What you are asked to do
Only the lines from the start of the data through the line with "s.set_linewidth(1.4)" belong in the copy. Restate them word for word, minus the pictures.

Available data

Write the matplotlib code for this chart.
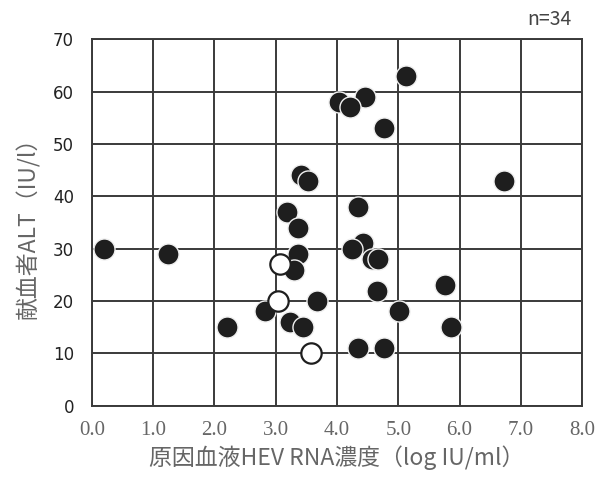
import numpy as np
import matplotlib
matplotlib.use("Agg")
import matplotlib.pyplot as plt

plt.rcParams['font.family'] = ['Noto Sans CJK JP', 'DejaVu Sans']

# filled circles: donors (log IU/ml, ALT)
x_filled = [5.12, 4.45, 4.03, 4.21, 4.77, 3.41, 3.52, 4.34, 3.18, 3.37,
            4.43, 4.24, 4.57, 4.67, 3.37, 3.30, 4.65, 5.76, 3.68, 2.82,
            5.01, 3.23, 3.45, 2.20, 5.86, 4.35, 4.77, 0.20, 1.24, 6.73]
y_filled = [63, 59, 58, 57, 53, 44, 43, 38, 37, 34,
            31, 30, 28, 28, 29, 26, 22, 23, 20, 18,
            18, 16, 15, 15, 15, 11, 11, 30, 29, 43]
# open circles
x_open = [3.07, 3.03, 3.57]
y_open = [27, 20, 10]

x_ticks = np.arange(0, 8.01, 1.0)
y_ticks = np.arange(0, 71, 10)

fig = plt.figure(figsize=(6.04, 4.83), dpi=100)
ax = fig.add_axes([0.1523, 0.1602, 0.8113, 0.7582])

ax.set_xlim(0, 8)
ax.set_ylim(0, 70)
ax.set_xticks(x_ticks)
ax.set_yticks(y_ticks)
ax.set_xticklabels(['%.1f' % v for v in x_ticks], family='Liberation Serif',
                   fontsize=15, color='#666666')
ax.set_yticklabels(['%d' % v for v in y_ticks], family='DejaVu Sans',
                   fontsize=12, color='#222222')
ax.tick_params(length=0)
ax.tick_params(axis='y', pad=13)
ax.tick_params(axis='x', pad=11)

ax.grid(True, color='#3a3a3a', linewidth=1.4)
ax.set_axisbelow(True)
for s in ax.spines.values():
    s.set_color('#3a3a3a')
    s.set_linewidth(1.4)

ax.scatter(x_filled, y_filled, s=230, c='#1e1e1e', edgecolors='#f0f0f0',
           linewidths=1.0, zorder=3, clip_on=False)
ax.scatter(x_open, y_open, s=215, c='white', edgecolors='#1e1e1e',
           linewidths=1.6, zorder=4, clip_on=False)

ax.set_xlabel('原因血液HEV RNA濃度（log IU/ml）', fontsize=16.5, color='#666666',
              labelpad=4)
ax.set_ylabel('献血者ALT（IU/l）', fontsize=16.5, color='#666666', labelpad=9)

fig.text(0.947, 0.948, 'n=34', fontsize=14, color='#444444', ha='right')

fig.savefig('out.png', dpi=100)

Finished answer
Write the matplotlib code for this chart.
import numpy as np
import matplotlib
matplotlib.use("Agg")
import matplotlib.pyplot as plt

plt.rcParams['font.family'] = ['Noto Sans CJK JP', 'DejaVu Sans']

# filled circles: donors (log IU/ml, ALT)
x_filled = [5.12, 4.45, 4.03, 4.21, 4.77, 3.41, 3.52, 4.34, 3.18, 3.37,
            4.43, 4.24, 4.57, 4.67, 3.37, 3.30, 4.65, 5.76, 3.68, 2.82,
            5.01, 3.23, 3.45, 2.20, 5.86, 4.35, 4.77, 0.20, 1.24, 6.73]
y_filled = [63, 59, 58, 57, 53, 44, 43, 38, 37, 34,
            31, 30, 28, 28, 29, 26, 22, 23, 20, 18,
            18, 16, 15, 15, 15, 11, 11, 30, 29, 43]
# open circles
x_open = [3.07, 3.03, 3.57]
y_open = [27, 20, 10]

x_ticks = np.arange(0, 8.01, 1.0)
y_ticks = np.arange(0, 71, 10)

fig = plt.figure(figsize=(6.04, 4.83), dpi=100)
ax = fig.add_axes([0.1523, 0.1602, 0.8113, 0.7582])

ax.set_xlim(0, 8)
ax.set_ylim(0, 70)
ax.set_xticks(x_ticks)
ax.set_yticks(y_ticks)
ax.set_xticklabels(['%.1f' % v for v in x_ticks], family='Liberation Serif',
                   fontsize=15, color='#666666')
ax.set_yticklabels(['%d' % v for v in y_ticks], family='DejaVu Sans',
                   fontsize=12, color='#222222')
ax.tick_params(length=0)
ax.tick_params(axis='y', pad=13)
ax.tick_params(axis='x', pad=11)

ax.grid(True, color='#3a3a3a', linewidth=1.4)
ax.set_axisbelow(True)
for s in ax.spines.values():
    s.set_color('#3a3a3a')
    s.set_linewidth(1.4)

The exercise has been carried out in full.